▶ Stated problem
Say how many lines in the records include the string "script", adding no other words.

▶ Provided data
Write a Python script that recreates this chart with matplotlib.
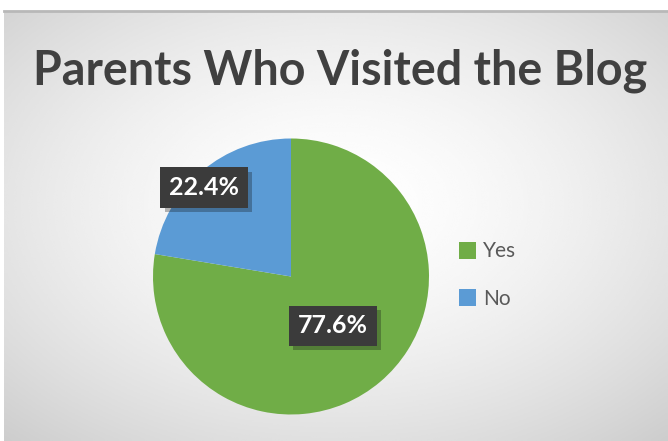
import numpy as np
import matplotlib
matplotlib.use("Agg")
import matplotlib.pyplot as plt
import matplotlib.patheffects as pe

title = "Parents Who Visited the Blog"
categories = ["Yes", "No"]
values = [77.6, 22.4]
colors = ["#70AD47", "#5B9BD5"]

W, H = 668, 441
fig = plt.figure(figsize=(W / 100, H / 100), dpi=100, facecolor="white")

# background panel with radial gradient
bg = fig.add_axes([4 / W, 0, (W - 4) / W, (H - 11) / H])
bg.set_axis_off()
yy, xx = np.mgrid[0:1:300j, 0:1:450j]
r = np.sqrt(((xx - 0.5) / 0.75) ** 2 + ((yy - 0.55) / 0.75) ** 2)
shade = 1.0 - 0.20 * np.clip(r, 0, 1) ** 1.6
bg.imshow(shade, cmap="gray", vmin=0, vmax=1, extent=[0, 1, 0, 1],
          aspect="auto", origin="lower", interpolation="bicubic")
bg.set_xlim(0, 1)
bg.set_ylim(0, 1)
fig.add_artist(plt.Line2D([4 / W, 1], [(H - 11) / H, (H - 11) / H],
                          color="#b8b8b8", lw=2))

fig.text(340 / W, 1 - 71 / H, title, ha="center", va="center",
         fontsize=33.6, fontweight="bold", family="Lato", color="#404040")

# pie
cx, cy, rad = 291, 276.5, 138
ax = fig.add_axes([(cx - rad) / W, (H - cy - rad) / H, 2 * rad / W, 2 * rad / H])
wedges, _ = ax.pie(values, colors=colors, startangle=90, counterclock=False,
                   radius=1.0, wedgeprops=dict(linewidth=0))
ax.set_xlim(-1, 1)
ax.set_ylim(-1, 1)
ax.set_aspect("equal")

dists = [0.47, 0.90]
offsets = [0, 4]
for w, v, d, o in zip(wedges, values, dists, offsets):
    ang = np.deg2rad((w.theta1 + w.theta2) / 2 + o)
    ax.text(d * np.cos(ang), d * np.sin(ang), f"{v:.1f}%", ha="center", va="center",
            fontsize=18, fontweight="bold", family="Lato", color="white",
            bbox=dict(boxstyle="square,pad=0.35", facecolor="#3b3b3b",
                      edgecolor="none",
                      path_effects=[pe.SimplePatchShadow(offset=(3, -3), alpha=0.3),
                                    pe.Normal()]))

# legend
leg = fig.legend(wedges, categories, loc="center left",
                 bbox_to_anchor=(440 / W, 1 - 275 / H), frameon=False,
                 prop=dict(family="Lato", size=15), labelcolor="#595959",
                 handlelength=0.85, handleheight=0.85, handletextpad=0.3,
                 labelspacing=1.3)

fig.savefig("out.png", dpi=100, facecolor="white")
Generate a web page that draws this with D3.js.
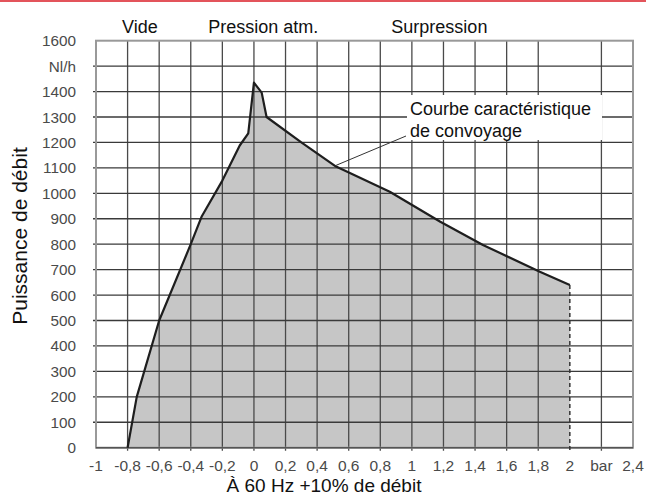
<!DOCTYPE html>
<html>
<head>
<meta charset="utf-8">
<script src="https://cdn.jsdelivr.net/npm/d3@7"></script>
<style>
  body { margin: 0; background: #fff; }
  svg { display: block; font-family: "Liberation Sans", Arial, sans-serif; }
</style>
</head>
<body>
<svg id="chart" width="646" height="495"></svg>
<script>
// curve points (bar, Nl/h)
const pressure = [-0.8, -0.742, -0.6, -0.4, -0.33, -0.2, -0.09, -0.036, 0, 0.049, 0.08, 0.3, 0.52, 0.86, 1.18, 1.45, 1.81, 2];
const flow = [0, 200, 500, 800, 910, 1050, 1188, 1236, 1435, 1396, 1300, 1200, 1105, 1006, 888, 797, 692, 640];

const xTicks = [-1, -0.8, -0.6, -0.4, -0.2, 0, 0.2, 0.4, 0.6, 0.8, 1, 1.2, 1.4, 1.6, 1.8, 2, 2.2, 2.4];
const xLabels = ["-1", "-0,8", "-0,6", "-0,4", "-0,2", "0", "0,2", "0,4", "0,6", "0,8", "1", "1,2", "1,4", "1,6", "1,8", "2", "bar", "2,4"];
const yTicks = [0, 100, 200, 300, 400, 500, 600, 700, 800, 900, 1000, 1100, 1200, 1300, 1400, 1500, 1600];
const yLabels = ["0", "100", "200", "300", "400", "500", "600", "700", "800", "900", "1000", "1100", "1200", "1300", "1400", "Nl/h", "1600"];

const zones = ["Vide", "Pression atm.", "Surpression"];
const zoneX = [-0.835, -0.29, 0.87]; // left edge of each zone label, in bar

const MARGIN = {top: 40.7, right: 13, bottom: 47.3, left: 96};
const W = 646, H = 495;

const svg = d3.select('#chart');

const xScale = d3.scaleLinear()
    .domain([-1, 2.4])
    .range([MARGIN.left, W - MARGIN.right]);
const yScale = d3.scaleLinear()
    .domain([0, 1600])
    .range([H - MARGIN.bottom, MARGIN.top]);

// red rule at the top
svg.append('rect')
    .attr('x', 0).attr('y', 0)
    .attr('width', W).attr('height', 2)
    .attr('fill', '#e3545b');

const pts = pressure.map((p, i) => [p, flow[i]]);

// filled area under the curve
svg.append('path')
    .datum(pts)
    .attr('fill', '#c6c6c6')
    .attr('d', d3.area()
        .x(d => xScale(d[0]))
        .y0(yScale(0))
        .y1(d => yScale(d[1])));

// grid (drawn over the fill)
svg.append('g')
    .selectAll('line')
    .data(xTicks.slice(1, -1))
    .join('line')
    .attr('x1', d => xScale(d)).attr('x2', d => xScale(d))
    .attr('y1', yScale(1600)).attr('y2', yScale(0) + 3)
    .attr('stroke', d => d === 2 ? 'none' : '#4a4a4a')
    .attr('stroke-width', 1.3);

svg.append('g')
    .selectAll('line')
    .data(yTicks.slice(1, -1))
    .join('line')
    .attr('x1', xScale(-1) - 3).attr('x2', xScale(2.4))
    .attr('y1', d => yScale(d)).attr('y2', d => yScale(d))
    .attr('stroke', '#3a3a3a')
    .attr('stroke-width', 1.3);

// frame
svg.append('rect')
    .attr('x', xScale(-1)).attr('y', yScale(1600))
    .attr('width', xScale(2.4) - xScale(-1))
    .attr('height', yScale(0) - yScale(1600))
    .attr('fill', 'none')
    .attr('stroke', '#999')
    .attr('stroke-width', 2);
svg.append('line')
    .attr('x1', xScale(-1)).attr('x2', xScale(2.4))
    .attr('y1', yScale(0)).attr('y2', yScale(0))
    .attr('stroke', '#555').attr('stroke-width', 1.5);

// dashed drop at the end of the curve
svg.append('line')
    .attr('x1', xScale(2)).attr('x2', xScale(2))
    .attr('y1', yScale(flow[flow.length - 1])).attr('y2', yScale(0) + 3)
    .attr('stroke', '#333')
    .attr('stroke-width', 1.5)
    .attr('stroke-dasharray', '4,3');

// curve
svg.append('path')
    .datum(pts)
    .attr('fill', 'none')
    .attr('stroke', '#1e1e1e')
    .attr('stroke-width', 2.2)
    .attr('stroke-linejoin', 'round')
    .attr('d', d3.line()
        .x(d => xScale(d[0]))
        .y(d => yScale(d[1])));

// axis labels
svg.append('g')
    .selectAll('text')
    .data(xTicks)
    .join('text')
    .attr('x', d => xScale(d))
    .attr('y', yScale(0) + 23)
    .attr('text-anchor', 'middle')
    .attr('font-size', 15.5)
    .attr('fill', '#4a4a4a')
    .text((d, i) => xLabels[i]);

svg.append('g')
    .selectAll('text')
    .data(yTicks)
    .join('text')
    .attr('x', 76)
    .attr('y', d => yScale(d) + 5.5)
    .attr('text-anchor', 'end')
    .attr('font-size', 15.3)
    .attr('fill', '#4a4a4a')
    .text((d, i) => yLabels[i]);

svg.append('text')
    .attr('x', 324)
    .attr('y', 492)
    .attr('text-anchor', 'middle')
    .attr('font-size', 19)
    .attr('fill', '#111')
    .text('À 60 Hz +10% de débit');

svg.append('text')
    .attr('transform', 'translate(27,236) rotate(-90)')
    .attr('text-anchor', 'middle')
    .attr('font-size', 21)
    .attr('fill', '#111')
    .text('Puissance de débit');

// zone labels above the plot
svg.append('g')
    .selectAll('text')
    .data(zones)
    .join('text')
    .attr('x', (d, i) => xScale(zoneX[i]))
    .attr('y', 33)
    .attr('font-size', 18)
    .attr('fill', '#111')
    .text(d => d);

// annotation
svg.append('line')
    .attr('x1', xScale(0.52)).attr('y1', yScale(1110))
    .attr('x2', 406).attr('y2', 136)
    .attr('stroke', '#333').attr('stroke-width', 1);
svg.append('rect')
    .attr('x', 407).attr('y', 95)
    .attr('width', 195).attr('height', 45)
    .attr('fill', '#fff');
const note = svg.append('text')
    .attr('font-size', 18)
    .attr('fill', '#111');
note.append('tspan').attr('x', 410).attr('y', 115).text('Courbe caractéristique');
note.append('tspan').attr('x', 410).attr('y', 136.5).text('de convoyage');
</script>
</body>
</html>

▶ Finished answer
4